The underlining principle to achieve media acclaim is the determination of the PWDs to say loud and clear: “Give me a chance to prove myself; I can do it just as you can, if not better”

Political Parties To the Rescue
Like most political parties present, the Guest speaker, Dr. Osagie Obayuwana, who chairs the National Conscience Party (NCP), said they have made provisions in their party’s constitution and manifesto to positively discriminate against the disabled persons. They are given free forms and encourage according to him. The same with the Alliance for Democracy and Action Congress represented by Hajia Saidat Sa’ad.

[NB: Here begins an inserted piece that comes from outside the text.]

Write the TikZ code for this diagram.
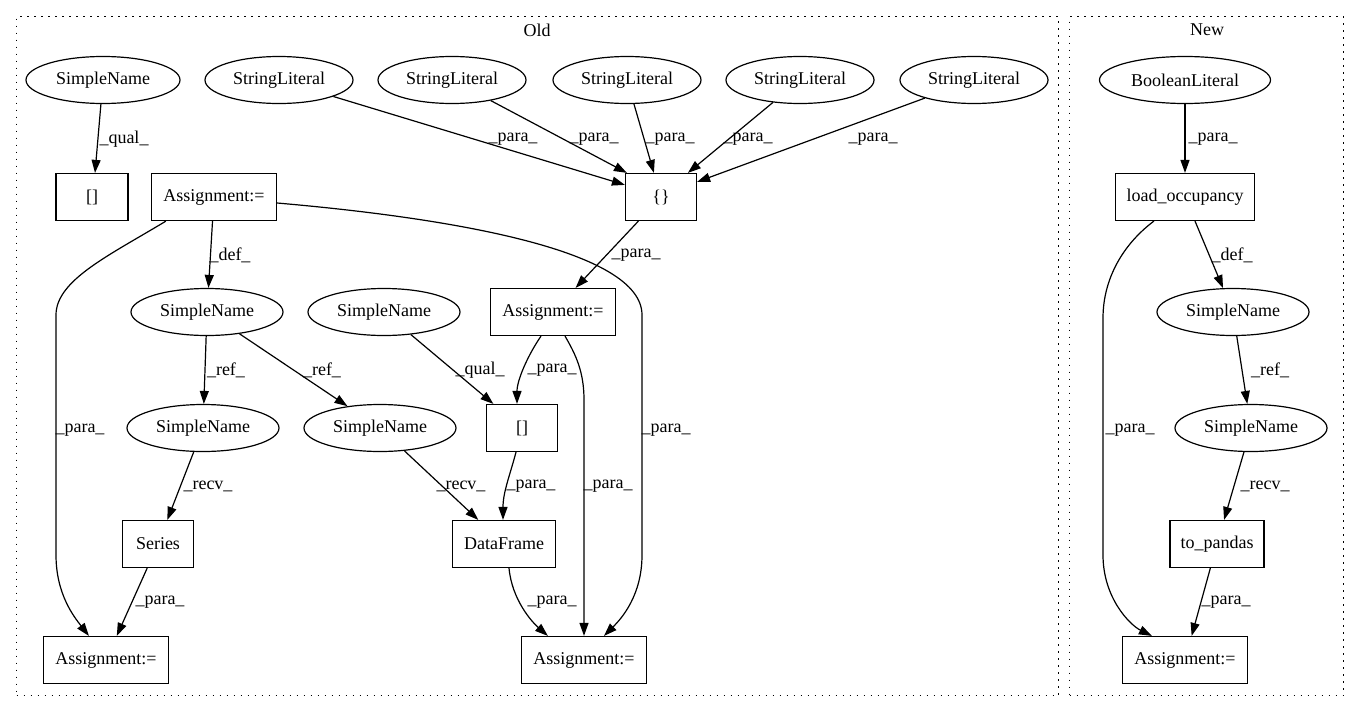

But the ruling People’s Democratic Party, represented by Chinwe Onwuha, where most of the PWDs at the meeting eye said it would make provision for a Disability Unit to look into the welfare, incorporation and representation of the interests of the PWDs.

All in all the seminar resolved to submit the principled positions taken at the one-day event to the Justice Mohammed Lawal Uwais Electoral Reforms Committee. The programme was given a boost with the presence of four key Parliamentarians including Chairman, House of Representatives Committee on Media and Public Affairs, Hon Eziuche Chinwe Ubani, his Education counterpart, Hon Farouk Lawan and Hon Beni Lar, chair, Committee on Women Affairs, as well as Hon Abike Dabiri, who is sponsoring the Bill on an Act to protect the rights of people with disabilities. They all promised to full support the effort to raise awareness and legislation on the rights of the disabled.